**DATA PROVIDED:**
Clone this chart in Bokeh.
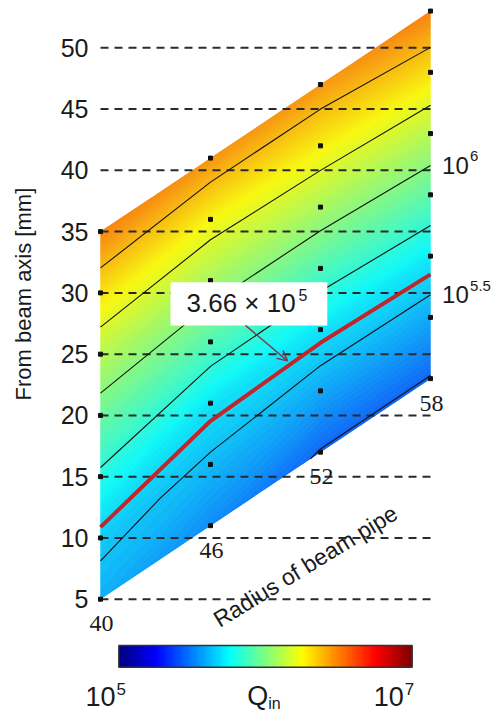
import numpy as np
from bokeh.plotting import figure
from bokeh.models import (Range1d, Label, LabelSet, ColumnDataSource,
                          LinearColorMapper, Arrow, OpenHead)
from bokeh.core.properties import value
from bokeh.embed import file_html
from bokeh.resources import INLINE

# ---------------- data ----------------
radius = [40, 46, 52, 58]                      # radius of beam pipe [mm]
dist_r40 = [5, 10, 15, 20, 25, 30, 35]         # distance from beam axis [mm]
dist_r46 = [11, 16, 21, 26, 31, 36, 41]
dist_r52 = [17, 22, 27, 32, 37, 42, 47]
dist_r58 = [23, 28, 33, 38, 43, 48, 53]
logq_r40 = [5.45, 5.53, 5.72, 5.92, 6.14, 6.39, 6.66]   # log10(Q_in)
logq_r46 = [5.35, 5.475, 5.60, 5.85, 6.09, 6.33, 6.61]
logq_r52 = [5.24, 5.43, 5.60, 5.84, 6.10, 6.35, 6.60]
logq_r58 = [5.24, 5.43, 5.62, 5.88, 6.13, 6.39, 6.66]
line_levels = [5.25, 5.5, 5.75, 6.0, 6.25, 6.5]
q_marked = 3.66e5
y_ticks = [5, 10, 15, 20, 25, 30, 35, 40, 45, 50]
cbar_low, cbar_high = 5, 7
right_labels = [("10", "6", 6.0), ("10", "5.5", 5.5)]

FONT = "Liberation Sans"
TXT = "#1a1a1a"


def jet(t, mix=0.0):
    t = min(max(t, 0.0), 1.0)
    r = min(max(1.5 - abs(4 * t - 3), 0), 1)
    g = min(max(1.5 - abs(4 * t - 2), 0), 1)
    b = min(max(1.5 - abs(4 * t - 1), 0), 1)
    grey = 0.72
    r, g, b = [(1 - mix) * c + mix * grey for c in (r, g, b)]
    return "#%02x%02x%02x" % (int(r * 255), int(g * 255), int(b * 255))


X = np.array([radius] * len(dist_r40), dtype=float)
Y = np.column_stack([dist_r40, dist_r46, dist_r52, dist_r58]).astype(float)
Z = np.column_stack([logq_r40, logq_r46, logq_r52, logq_r58]).astype(float)

p = figure(width=499, height=712,
           x_range=Range1d(34.545, 61.764), y_range=Range1d(-4.247, 53.862),
           output_backend="svg", toolbar_location=None,
           x_axis_location=None, y_axis_location=None,
           min_border_left=0, min_border_right=0, min_border_top=0, min_border_bottom=0)
p.outline_line_color = None
p.grid.visible = False

# smooth colour field (many filled bands, drawn twice to hide seams)
cmin, cmax = 4.66, 7.32
fill_levels = np.linspace(Z.min() - 0.01, Z.max() + 0.01, 81)
mids = 0.5 * (fill_levels[:-1] + fill_levels[1:])
fill_cols = [jet((m - cmin) / (cmax - cmin), mix=0.09) for m in mids]
for _ in range(2):
    p.contour(X, Y, Z, levels=list(fill_levels), fill_color=fill_cols, line_color=None)

# dashed reference lines
n = len(y_ticks)
p.segment(x0=[radius[0]] * n, x1=[radius[-1] + 0.1] * n, y0=y_ticks, y1=y_ticks,
          line_dash="8 6", line_width=2, line_color="#2a2a2a")

# y tick labels
p.text(x=[radius[0]] * n, y=y_ticks, text=[str(t) for t in y_ticks], x_offset=-12,
       text_align="right", text_baseline="middle", text_font=value(FONT),
       text_font_size="25px", text_color=TXT)

# contour lines
lv_red = float(np.log10(q_marked))
all_lv = sorted(line_levels + [lv_red])
lcols = ["#c0262c" if abs(l - lv_red) < 1e-9 else "#111111" for l in all_lv]
lws = [4.0 if abs(l - lv_red) < 1e-9 else 1.1 for l in all_lv]
p.contour(X, Y, Z, levels=all_lv, line_color=lcols, line_width=lws)

# grid points
p.scatter(X.ravel(), Y.ravel(), marker="square", size=4, color="#111111")

# annotation box with arrow
p.quad(left=43.82, right=52.37, bottom=27.34, top=30.87, fill_color="white", line_color=None)
p.add_layout(Label(x=44.69, y=29.15, text="3.66 × 10", text_font=FONT, text_font_size="26px",
                   text_color=TXT, text_align="left", text_baseline="middle"))
p.add_layout(Label(x=44.69, y=29.85, x_offset=112, text="5", text_font=FONT, text_font_size="16px",
                   text_color=TXT, text_align="left", text_baseline="middle"))
p.add_layout(Arrow(end=OpenHead(size=10, line_color="#7d3a50", line_width=1.5),
                   x_start=47.91, y_start=27.34, x_end=50.2, y_end=24.45,
                   line_color="#7d3a50", line_width=1.5))

# right-hand contour labels
for base, sup, lev in right_labels:
    yv = float(np.interp(lev, logq_r58, dist_r58))
    p.add_layout(Label(x=58.63, y=yv, text=base, text_font=FONT, text_font_size="24px",
                       text_color=TXT, text_align="left", text_baseline="middle"))
    p.add_layout(Label(x=58.63, y=yv + 0.75, x_offset=28, text=sup, text_font=FONT,
                       text_font_size="15px", text_color=TXT, text_align="left",
                       text_baseline="middle"))

# radius labels along the lower edge
src = ColumnDataSource(dict(x=radius, y=[d[0] - 2.0 for d in (dist_r40, dist_r46, dist_r52, dist_r58)],
                            t=[str(r) for r in radius]))
p.add_layout(LabelSet(x="x", y="y", text="t", source=src, x_offset=1, text_font=FONT,
                      text_font_size="24px", text_color=TXT, text_align="center",
                      text_baseline="middle"))

p.add_layout(Label(x=51.18, y=7.7, text="Radius of beam pipe", angle=0.55, text_font=FONT,
                   text_font_size="23px", text_color=TXT, text_align="center",
                   text_baseline="middle"))
p.add_layout(Label(x=35.8, y=29.9, text="From beam axis [mm]", angle=np.pi / 2, text_font=FONT,
                   text_font_size="22px", text_color=TXT, text_align="center",
                   text_baseline="middle"))

# colour bar
jet256 = [jet(i / 255) for i in range(256)]
mapper = LinearColorMapper(palette=jet256, low=cbar_low, high=cbar_high)
p.image(image=[np.linspace(cbar_low, cbar_high, 256)[None, :]], x=41.0, y=-0.55, dw=16.0, dh=1.77,
        color_mapper=mapper)
p.quad(left=41.0, right=57.0, bottom=-0.55, top=1.22, fill_color=None, line_color="#333333",
       line_width=1.5)
p.add_layout(Label(x=40.82, y=-2.94, text="10", text_font=FONT, text_font_size="27px",
                   text_color=TXT, text_align="right", text_baseline="middle"))
p.add_layout(Label(x=40.82, y=-2.35, x_offset=1, text=str(cbar_low), text_font=FONT,
                   text_font_size="17px", text_color=TXT, text_align="left", text_baseline="middle"))
p.add_layout(Label(x=56.54, y=-2.94, text="10", text_font=FONT, text_font_size="27px",
                   text_color=TXT, text_align="right", text_baseline="middle"))
p.add_layout(Label(x=56.54, y=-2.35, x_offset=1, text=str(cbar_high), text_font=FONT,
                   text_font_size="17px", text_color=TXT, text_align="left", text_baseline="middle"))
p.add_layout(Label(x=48.0, y=-2.94, text="Q", text_font=FONT, text_font_size="27px",
                   text_color=TXT, text_align="left", text_baseline="middle"))
p.add_layout(Label(x=48.0, y=-3.5, x_offset=21, text="in", text_font=FONT, text_font_size="16px",
                   text_color=TXT, text_align="left", text_baseline="middle"))

open("out.html", "w").write(file_html(p, INLINE))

**PROBLEM DESCRIPTION:** Extract the full listing above verbatim; pictures are to be left out of the copy.

**FINISHED EXERCISE:**
Clone this chart in Bokeh.
import numpy as np
from bokeh.plotting import figure
from bokeh.models import (Range1d, Label, LabelSet, ColumnDataSource,
                          LinearColorMapper, Arrow, OpenHead)
from bokeh.core.properties import value
from bokeh.embed import file_html
from bokeh.resources import INLINE

# ---------------- data ----------------
radius = [40, 46, 52, 58]                      # radius of beam pipe [mm]
dist_r40 = [5, 10, 15, 20, 25, 30, 35]         # distance from beam axis [mm]
dist_r46 = [11, 16, 21, 26, 31, 36, 41]
dist_r52 = [17, 22, 27, 32, 37, 42, 47]
dist_r58 = [23, 28, 33, 38, 43, 48, 53]
logq_r40 = [5.45, 5.53, 5.72, 5.92, 6.14, 6.39, 6.66]   # log10(Q_in)
logq_r46 = [5.35, 5.475, 5.60, 5.85, 6.09, 6.33, 6.61]
logq_r52 = [5.24, 5.43, 5.60, 5.84, 6.10, 6.35, 6.60]
logq_r58 = [5.24, 5.43, 5.62, 5.88, 6.13, 6.39, 6.66]
line_levels = [5.25, 5.5, 5.75, 6.0, 6.25, 6.5]
q_marked = 3.66e5
y_ticks = [5, 10, 15, 20, 25, 30, 35, 40, 45, 50]
cbar_low, cbar_high = 5, 7
right_labels = [("10", "6", 6.0), ("10", "5.5", 5.5)]

FONT = "Liberation Sans"
TXT = "#1a1a1a"


def jet(t, mix=0.0):
    t = min(max(t, 0.0), 1.0)
    r = min(max(1.5 - abs(4 * t - 3), 0), 1)
    g = min(max(1.5 - abs(4 * t - 2), 0), 1)
    b = min(max(1.5 - abs(4 * t - 1), 0), 1)
    grey = 0.72
    r, g, b = [(1 - mix) * c + mix * grey for c in (r, g, b)]
    return "#%02x%02x%02x" % (int(r * 255), int(g * 255), int(b * 255))


X = np.array([radius] * len(dist_r40), dtype=float)
Y = np.column_stack([dist_r40, dist_r46, dist_r52, dist_r58]).astype(float)
Z = np.column_stack([logq_r40, logq_r46, logq_r52, logq_r58]).astype(float)

p = figure(width=499, height=712,
           x_range=Range1d(34.545, 61.764), y_range=Range1d(-4.247, 53.862),
           output_backend="svg", toolbar_location=None,
           x_axis_location=None, y_axis_location=None,
           min_border_left=0, min_border_right=0, min_border_top=0, min_border_bottom=0)
p.outline_line_color = None
p.grid.visible = False

# smooth colour field (many filled bands, drawn twice to hide seams)
cmin, cmax = 4.66, 7.32
fill_levels = np.linspace(Z.min() - 0.01, Z.max() + 0.01, 81)
mids = 0.5 * (fill_levels[:-1] + fill_levels[1:])
fill_cols = [jet((m - cmin) / (cmax - cmin), mix=0.09) for m in mids]
for _ in range(2):
    p.contour(X, Y, Z, levels=list(fill_levels), fill_color=fill_cols, line_color=None)

# dashed reference lines
n = len(y_ticks)
p.segment(x0=[radius[0]] * n, x1=[radius[-1] + 0.1] * n, y0=y_ticks, y1=y_ticks,
          line_dash="8 6", line_width=2, line_color="#2a2a2a")

# y tick labels
p.text(x=[radius[0]] * n, y=y_ticks, text=[str(t) for t in y_ticks], x_offset=-12,
       text_align="right", text_baseline="middle", text_font=value(FONT),
       text_font_size="25px", text_color=TXT)

# contour lines
lv_red = float(np.log10(q_marked))
all_lv = sorted(line_levels + [lv_red])
lcols = ["#c0262c" if abs(l - lv_red) < 1e-9 else "#111111" for l in all_lv]
lws = [4.0 if abs(l - lv_red) < 1e-9 else 1.1 for l in all_lv]
p.contour(X, Y, Z, levels=all_lv, line_color=lcols, line_width=lws)

# grid points
p.scatter(X.ravel(), Y.ravel(), marker="square", size=4, color="#111111")

# annotation box with arrow
p.quad(left=43.82, right=52.37, bottom=27.34, top=30.87, fill_color="white", line_color=None)
p.add_layout(Label(x=44.69, y=29.15, text="3.66 × 10", text_font=FONT, text_font_size="26px",
                   text_color=TXT, text_align="left", text_baseline="middle"))
p.add_layout(Label(x=44.69, y=29.85, x_offset=112, text="5", text_font=FONT, text_font_size="16px",
                   text_color=TXT, text_align="left", text_baseline="middle"))
p.add_layout(Arrow(end=OpenHead(size=10, line_color="#7d3a50", line_width=1.5),
                   x_start=47.91, y_start=27.34, x_end=50.2, y_end=24.45,
                   line_color="#7d3a50", line_width=1.5))

# right-hand contour labels
for base, sup, lev in right_labels:
    yv = float(np.interp(lev, logq_r58, dist_r58))
    p.add_layout(Label(x=58.63, y=yv, text=base, text_font=FONT, text_font_size="24px",
                       text_color=TXT, text_align="left", text_baseline="middle"))
    p.add_layout(Label(x=58.63, y=yv + 0.75, x_offset=28, text=sup, text_font=FONT,
                       text_font_size="15px", text_color=TXT, text_align="left",
                       text_baseline="middle"))

# radius labels along the lower edge
src = ColumnDataSource(dict(x=radius, y=[d[0] - 2.0 for d in (dist_r40, dist_r46, dist_r52, dist_r58)],
                            t=[str(r) for r in radius]))
p.add_layout(LabelSet(x="x", y="y", text="t", source=src, x_offset=1, text_font=FONT,
                      text_font_size="24px", text_color=TXT, text_align="center",
                      text_baseline="middle"))

p.add_layout(Label(x=51.18, y=7.7, text="Radius of beam pipe", angle=0.55, text_font=FONT,
                   text_font_size="23px", text_color=TXT, text_align="center",
                   text_baseline="middle"))
p.add_layout(Label(x=35.8, y=29.9, text="From beam axis [mm]", angle=np.pi / 2, text_font=FONT,
                   text_font_size="22px", text_color=TXT, text_align="center",
                   text_baseline="middle"))

# colour bar
jet256 = [jet(i / 255) for i in range(256)]
mapper = LinearColorMapper(palette=jet256, low=cbar_low, high=cbar_high)
p.image(image=[np.linspace(cbar_low, cbar_high, 256)[None, :]], x=41.0, y=-0.55, dw=16.0, dh=1.77,
        color_mapper=mapper)
p.quad(left=41.0, right=57.0, bottom=-0.55, top=1.22, fill_color=None, line_color="#333333",
       line_width=1.5)
p.add_layout(Label(x=40.82, y=-2.94, text="10", text_font=FONT, text_font_size="27px",
                   text_color=TXT, text_align="right", text_baseline="middle"))
p.add_layout(Label(x=40.82, y=-2.35, x_offset=1, text=str(cbar_low), text_font=FONT,
                   text_font_size="17px", text_color=TXT, text_align="left", text_baseline="middle"))
p.add_layout(Label(x=56.54, y=-2.94, text="10", text_font=FONT, text_font_size="27px",
                   text_color=TXT, text_align="right", text_baseline="middle"))
p.add_layout(Label(x=56.54, y=-2.35, x_offset=1, text=str(cbar_high), text_font=FONT,
                   text_font_size="17px", text_color=TXT, text_align="left", text_baseline="middle"))
p.add_layout(Label(x=48.0, y=-2.94, text="Q", text_font=FONT, text_font_size="27px",
                   text_color=TXT, text_align="left", text_baseline="middle"))
p.add_layout(Label(x=48.0, y=-3.5, x_offset=21, text="in", text_font=FONT, text_font_size="16px",
                   text_color=TXT, text_align="left", text_baseline="middle"))

open("out.html", "w").write(file_html(p, INLINE))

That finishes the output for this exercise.